In 1993, Chief Justice Rehnquist appointed Mr. Robinson to the Advisory Committee on the Federal Rules of Evidence, the body responsible for proposing to the United States Supreme Court revisions to the Federal Rules of Evidence. Mr. Robinson remained a member of the Committee for five years. In addition to writing the Rules of Evidence, from 1975 until his death, Mr. Robinson served on the fivemember committee of the National Conference of Bar Examiners which drafts the evidence questions for the Multistate Bar Exam. In 1993, Mr. Robinson decided to turn his attention full-time to the academic world and he was named Dean and Professor of Law at the Wayne State University Law School. During his tenure as Dean, Mr. Robinson was responsible for expanding the Law School’s curriculum and establishing a strong connection between the law school and legal community.
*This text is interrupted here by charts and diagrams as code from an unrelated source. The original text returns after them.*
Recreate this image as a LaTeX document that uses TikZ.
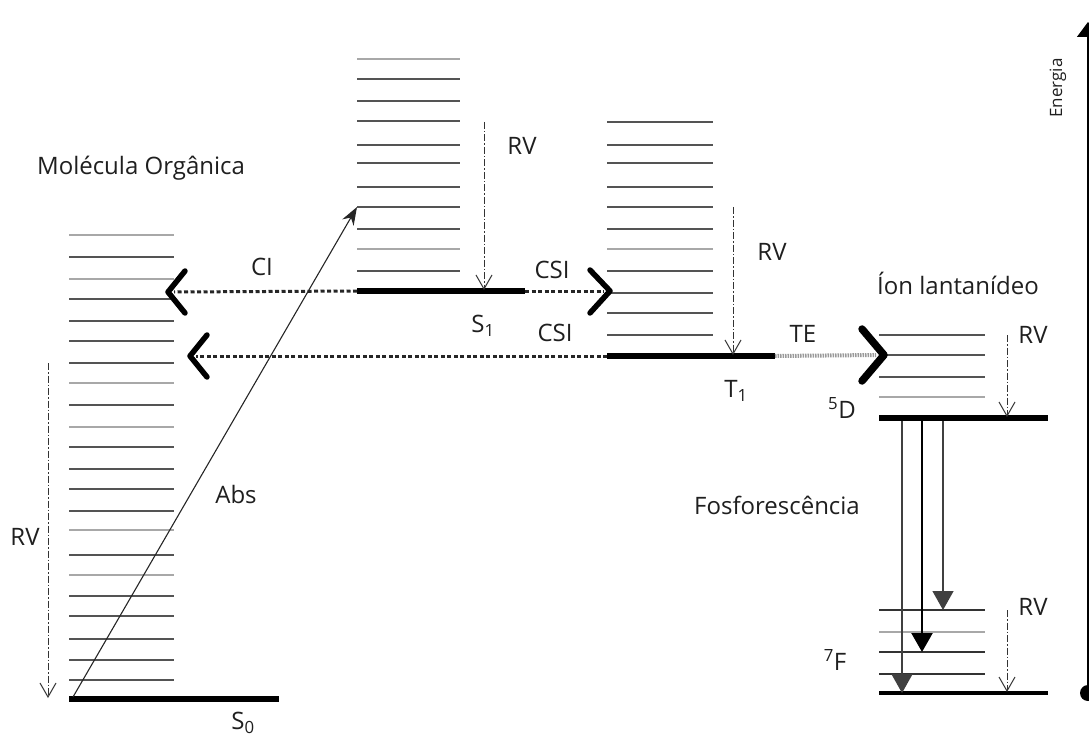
\documentclass[tikz,border=0pt]{standalone}
\usepackage{fontspec}
\setmainfont{Open Sans}
\usetikzlibrary{arrows.meta}
\definecolor{levdark}{gray}{0.33}
\definecolor{levlight}{gray}{0.66}
\definecolor{txt}{gray}{0.12}
\begin{document}
\begin{tikzpicture}[x=1pt,y=-1pt,
  lvl/.style={line width=2.6pt, draw=levdark},
  lvllight/.style={line width=2.6pt, draw=levlight},
  ground/.style={line width=5.5pt, draw=black},
  lbl/.style={font=\fontsize{24}{28}\selectfont, text=txt, inner sep=0pt},
  rv/.style={line width=1pt, draw=black!80, dash pattern=on 7pt off 2pt on 1.5pt off 2pt, -{Straight Barb[length=14pt,width=16pt,line width=1pt]}},
  isc/.style={line width=3pt, dash pattern=on 4pt off 2.5pt, draw=black!85},
  te/.style={line width=4pt, dash pattern=on 1.5pt off 1pt, draw=black!40},
  chev/.style={line width=5.5pt, line cap=round, line join=round, draw=black},
  emis/.style={line width=1.3pt, draw=black!75, -{Triangle[length=19pt,width=21pt]}},
  absarrow/.style={line width=1.1pt, draw=black!85, -{Stealth[length=18pt,width=13pt]}},
]
\useasboundingbox (0,0) rectangle (1089,738);
% ---- organic molecule S0 vibrational levels
\foreach \y in {257,299,321,341,363,405,447,469,489,511,555,596,616,639,660,680}
  \draw[lvl] (69,\y) -- (174,\y);
\foreach \y in {235,279,383,427,530,575}
  \draw[lvllight] (69,\y) -- (174,\y);
\coordinate (s0L) at (69,699);
\coordinate (s0R) at (279,699);
\draw[ground] (s0L) -- (s0R);
% ---- S1 levels
\foreach \y in {79,101,121,145,163,187,207,229,271}
  \draw[lvl] (357,\y) -- (460,\y);
\foreach \y in {59,249}
  \draw[lvllight] (357,\y) -- (460,\y);
\coordinate (s1L) at (357,291);
\coordinate (s1R) at (525,291);
\draw[ground] (s1L) -- (s1R);
% ---- T1 levels
\foreach \y in {122,145,163,187,207,229,271,293,313,335}
  \draw[lvl] (607,\y) -- (713,\y);
\foreach \y in {249}
  \draw[lvllight] (607,\y) -- (713,\y);
\coordinate (t1L) at (607,356);
\coordinate (t1R) at (775,356);
\draw[ground] (t1L) -- (t1R);
% ---- 5D levels
\foreach \y in {335,355,377}
  \draw[lvl] (879,\y) -- (985,\y);
\draw[lvllight] (879,397) -- (985,397);
\coordinate (dL) at (879,418);
\coordinate (dR) at (1048,418);
\draw[ground] (dL) -- (dR);
% ---- 7F levels
\foreach \y in {610,652,674}
  \draw[lvl, draw=black!80, line width=2.2pt] (879,\y) -- (985,\y);
\draw[lvllight, line width=2.2pt] (879,632) -- (985,632);
\coordinate (fL) at (879,693);
\coordinate (fR) at (1048,693);
\draw[line width=3.2pt] (fL) -- (fR);
% ---- absorption
\coordinate (absS) at (73,697);
\coordinate (absE) at (357,207);
\draw[absarrow] (absS) -- (absE);
% ---- chevrons and crossings
\coordinate (ciTip) at (168,292);
\coordinate (csi2Tip) at (190,356);
\coordinate (csiTip) at (610,291);
\coordinate (teTip) at (884,355);
\draw[isc] (s1L) -- ([xshift=6pt]ciTip);
\draw[isc] (t1L) -- ([xshift=6pt]csi2Tip);
\draw[isc] (s1R) -- ([xshift=-6pt]csiTip);
\draw[te] (t1R) -- ([xshift=-8pt]teTip);
\draw[chev] ([shift={(17,-21)}]ciTip) -- (ciTip) -- ([shift={(17,21)}]ciTip);
\draw[chev] ([shift={(17,-21)}]csi2Tip) -- (csi2Tip) -- ([shift={(17,21)}]csi2Tip);
\draw[chev] ([shift={(-20,-21)}]csiTip) -- (csiTip) -- ([shift={(-20,22)}]csiTip);
\draw[chev, line width=7.5pt] ([shift={(-22,-26)}]teTip) -- (teTip) -- ([shift={(-22,26)}]teTip);
% ---- vibrational relaxation
\coordinate (rvA1) at (48,363);   \coordinate (rvA2) at (48,698);
\coordinate (rvB1) at (484,122);  \coordinate (rvB2) at (484,290);
\coordinate (rvC1) at (733,207);  \coordinate (rvC2) at (733,355);
\coordinate (rvD1) at (1007,335); \coordinate (rvD2) at (1007,417);
\coordinate (rvE1) at (1007,610); \coordinate (rvE2) at (1007,692);
\draw[rv] (rvA1) -- (rvA2);
\draw[rv] (rvB1) -- (rvB2);
\draw[rv] (rvC1) -- (rvC2);
\draw[rv] (rvD1) -- (rvD2);
\draw[rv] (rvE1) -- (rvE2);
% ---- emission
\coordinate (em1s) at (943,421); \coordinate (em1e) at (943,610);
\coordinate (em2s) at (922,421); \coordinate (em2e) at (922,652);
\coordinate (em3s) at (902,421); \coordinate (em3e) at (902,693);
\draw[emis] (em1s) -- (em1e);
\draw[emis, line width=2.3pt, draw=black] (em2s) -- (em2e);
\draw[emis] (em3s) -- (em3e);
% ---- energy axis
\coordinate (eBot) at (1088,693);
\coordinate (eTop) at (1088,22);
\draw[line width=1.3pt, -{Triangle[length=15pt,width=22pt]}] (eBot) -- (eTop);
\fill (eBot) circle (8);
\node[lbl, font=\fontsize{17}{19}\selectfont, rotate=90] (en) at (1058,88) {Energia};
% ---- labels
\node[lbl] (mol) at (141,168) {Molécula Orgânica};
\node[lbl] (ci) at (262,267) {CI};
\node[lbl] (rvA) at (25,537) {RV};
\node[lbl] (abs) at (236,494) {Abs};
\node[lbl] (s0) at (243,723) {S\textsubscript{0}};
\node[lbl] (rvB) at (522,146) {RV};
\node[lbl] (csiA) at (552,270) {CSI};
\node[lbl] (s1) at (483,326) {S\textsubscript{1}};
\node[lbl] (csiB) at (555,333) {CSI};
\node[lbl] (rvC) at (772,252) {RV};
\node[lbl] (te) at (803,334) {TE};
\node[lbl] (t1) at (736,391) {T\textsubscript{1}};
\node[lbl] (ion) at (958,283) {Íon lantanídeo};
\node[lbl] (rvD) at (1033,335) {RV};
\node[lbl] (d5) at (842,408) {\textsuperscript{5}D};
\node[lbl] (fos) at (777,505) {Fosforescência};
\node[lbl] (rvE) at (1033,607) {RV};
\node[lbl] (f7) at (835,660) {\textsuperscript{7}F};
\end{tikzpicture}
\end{document}
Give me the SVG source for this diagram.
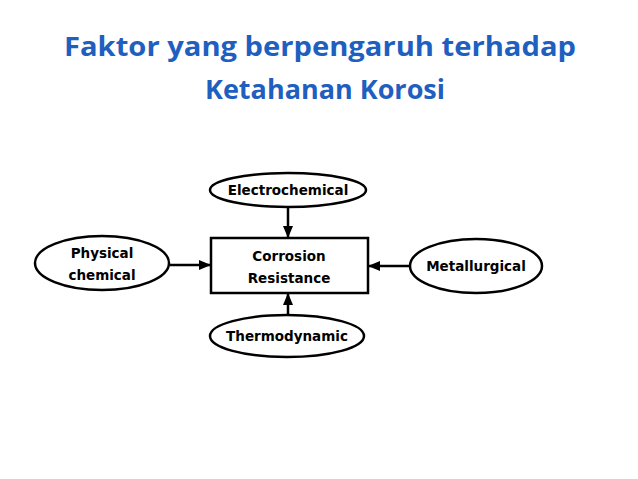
<svg xmlns="http://www.w3.org/2000/svg" width="638" height="479" viewBox="0 0 638 479">
<style>
.t{font-family:"Open Sans","Noto Sans",sans-serif;font-weight:bold;font-size:26px;fill:#1f5fbf;text-anchor:middle}
.n{fill:#fff;stroke:#000;stroke-width:2.5}
.l{font-family:"DejaVu Sans",sans-serif;font-weight:bold;font-size:13.5px;fill:#000;text-anchor:middle}
.c{stroke:#000;stroke-width:2.5;fill:none;marker-end:url(#a)}
</style>
<defs><marker id="a" markerWidth="12" markerHeight="10" refX="12" refY="5" orient="auto" markerUnits="userSpaceOnUse" viewBox="0 0 12 10"><path d="M0,0L12,5L0,10z" fill="#000"/></marker></defs>
<rect width="638" height="479" fill="#fff"/>
<text class="t" x="320" y="56" textLength="512" lengthAdjust="spacingAndGlyphs">Faktor yang berpengaruh terhadap</text>
<text class="t" x="325" y="99" textLength="240" lengthAdjust="spacingAndGlyphs">Ketahanan Korosi</text>
<g id="connectors">
<line class="c" x1="288" y1="207" x2="288" y2="238"/>
<line class="c" x1="288" y1="315" x2="288" y2="293"/>
<line class="c" x1="170" y1="265" x2="211" y2="265"/>
<line class="c" x1="410" y1="266" x2="368" y2="266"/>
</g>
<g id="resistance"><rect class="n" x="211" y="238" width="157" height="55"/><text class="l" x="289" y="261">Corrosion</text><text class="l" x="289" y="283">Resistance</text></g>
<g id="electrochemical"><ellipse class="n" cx="288" cy="190" rx="78" ry="17"/><text class="l" x="288" y="195">Electrochemical</text></g>
<g id="physical"><ellipse class="n" cx="102" cy="263" rx="67" ry="27"/><text class="l" x="102" y="258">Physical</text><text class="l" x="102" y="280">chemical</text></g>
<g id="metallurgical"><ellipse class="n" cx="476" cy="266" rx="66" ry="27"/><text class="l" x="476" y="271">Metallurgical</text></g>
<g id="thermodynamic"><ellipse class="n" cx="287" cy="336" rx="77" ry="21"/><text class="l" x="287" y="341">Thermodynamic</text></g>
</svg>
Mr. Robinson left the deanship in 1998 when President Clinton nominated him to be Assistant Attorney General in charge of the Criminal Division at the Justice Department, a position he held until the end of that Administration. As Assistant Attorney General, Mr. Robinson helped increase and expand the Division’s focus on transnational crime and, in particular, on the fights against international terrorism, drug trafficking, money laundering, and computer crime. During his tenure, the Division stationed federal prosecutors at U.S. Embassies throughout the world in order to coordinate international law enforcement efforts more effectively. As part of these efforts, Mr. Robinson headed the U.S. delegation to the G-8 government/ industry cybercrime conference in Paris and to the South American Justice Ministers conference in Argentina. He also co-chaired the Commission on Crime and Security at U.S. Seaports and was a member of the Presidential Advisory Commission on Holocaust Assets. Following his service as Assistant Attorney General, Mr. Robinson was retained as a consultant by the United Nations Center for International Crime Prevention in Vienna to conduct a global study on the transfer of funds of illicit origin with respect to the negotiation of the United Nations Convention Against Corruption.

In recognition of his many legal accomplishments, Mr. Robinson was inducted as a Fellow of the American College of Trial Lawyers, the International Society of Barristers, and the American Academy of Appellate Lawyers. He also was invited to be a Member in the American Law Institute, and a Master in the Edward Bennett Williams Inn of Court. Mr. Robinson’s interest in international legal issues led him to a position as a Visiting Professor on the Faculty of Law of Utrecht University in the Netherlands, where he taught Introduction to American Law and a seminar on Comparative Approaches to Adjudication in Civil and Common Law Legal Systems.

Apart from his legal work, Mr. Robinson was an avid sailor and motorcyclist. He is survived by his wife of 28 years, Marietta Robinson, a member of the LRG Board of Directors, his son Steven of Grand Blanc, Michigan, his daughter Renee Stromberg of Stockholm, Sweden, five grandchildren, his mother and five siblings.